Work to be completed —
Give back each entry unchanged, minus pictures.

[Stored items]
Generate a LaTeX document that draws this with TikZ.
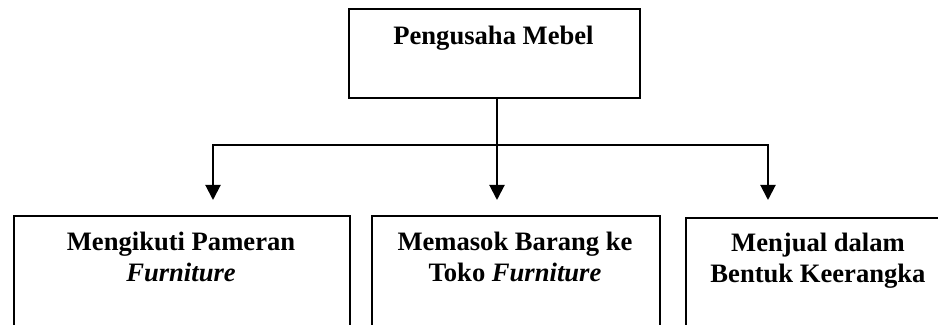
\documentclass[tikz,border=0pt]{standalone}
\usepackage{fontspec}
\setmainfont{Liberation Serif}
\usetikzlibrary{arrows.meta}
\begin{document}
\begin{tikzpicture}[x=0.5pt,y=-0.5pt,
  box/.style={draw, line width=1pt, anchor=north west, inner sep=0pt},
  lbl/.style={anchor=base, align=center, inner sep=0pt, font=\fontsize{13.3}{15.5}\selectfont\bfseries},
  conn/.style={line width=1pt},
  arr/.style={line width=1pt, -{Triangle[width=7.5pt,length=7.5pt]}}]
\useasboundingbox (0,0) rectangle (938,325);
\clip (0,0) rectangle (938,325);
% boxes
\node[box, minimum width=145.5pt, minimum height=44.5pt] (top) at (348,8) {};
\node[box, minimum width=168pt, minimum height=80pt] (b1) at (13,215) {};
\node[box, minimum width=144pt, minimum height=80pt] (b2) at (371,215) {};
\node[box, minimum width=133pt, minimum height=80pt] (b3) at (685,217) {};
% labels (base anchor = baseline of last line)
\node[lbl] (t0) at (493.5,45) {Pengusaha Mebel};
\node[lbl] (t1) at (181,282) {Mengikuti Pameran\\\textit{Furniture}};
\node[lbl] (t2) at (515,282) {Memasok Barang ke\\Toko \textit{Furniture}};
\node[lbl] (t3) at (818,283) {Menjual dalam\\Bentuk Keerangka};
% connectors
\coordinate (j) at (497,145);
\coordinate (a1) at (213,200);
\coordinate (a2) at (497,200);
\coordinate (a3) at (768,200);
\draw[conn] (top.south -| j) -- (j);
\draw[arr] (j) -| (a1);
\draw[arr] (j) -- (a2);
\draw[arr] (j) -| (a3);
\end{tikzpicture}
\end{document}
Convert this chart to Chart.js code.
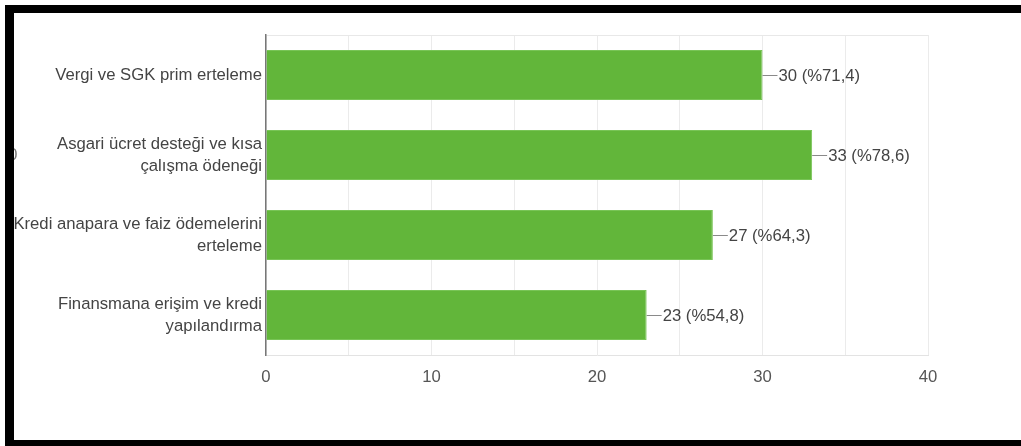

Output —
Generate a LaTeX document that draws this with TikZ.
\documentclass[tikz,border=0pt]{standalone}
\usepackage{fontspec}
\setmainfont{Liberation Serif}
\usetikzlibrary{arrows.meta}
\begin{document}
\begin{tikzpicture}[x=0.5pt,y=-0.5pt,
  box/.style={draw, line width=1pt, anchor=north west, inner sep=0pt},
  lbl/.style={anchor=base, align=center, inner sep=0pt, font=\fontsize{13.3}{15.5}\selectfont\bfseries},
  conn/.style={line width=1pt},
  arr/.style={line width=1pt, -{Triangle[width=7.5pt,length=7.5pt]}}]
\useasboundingbox (0,0) rectangle (938,325);
\clip (0,0) rectangle (938,325);
% boxes
\node[box, minimum width=145.5pt, minimum height=44.5pt] (top) at (348,8) {};
\node[box, minimum width=168pt, minimum height=80pt] (b1) at (13,215) {};
\node[box, minimum width=144pt, minimum height=80pt] (b2) at (371,215) {};
\node[box, minimum width=133pt, minimum height=80pt] (b3) at (685,217) {};
% labels (base anchor = baseline of last line)
\node[lbl] (t0) at (493.5,45) {Pengusaha Mebel};
\node[lbl] (t1) at (181,282) {Mengikuti Pameran\\\textit{Furniture}};
\node[lbl] (t2) at (515,282) {Memasok Barang ke\\Toko \textit{Furniture}};
\node[lbl] (t3) at (818,283) {Menjual dalam\\Bentuk Keerangka};
% connectors
\coordinate (j) at (497,145);
\coordinate (a1) at (213,200);
\coordinate (a2) at (497,200);
\coordinate (a3) at (768,200);
\draw[conn] (top.south -| j) -- (j);
\draw[arr] (j) -| (a1);
\draw[arr] (j) -- (a2);
\draw[arr] (j) -| (a3);
\end{tikzpicture}
\end{document}
Convert this chart to Chart.js code.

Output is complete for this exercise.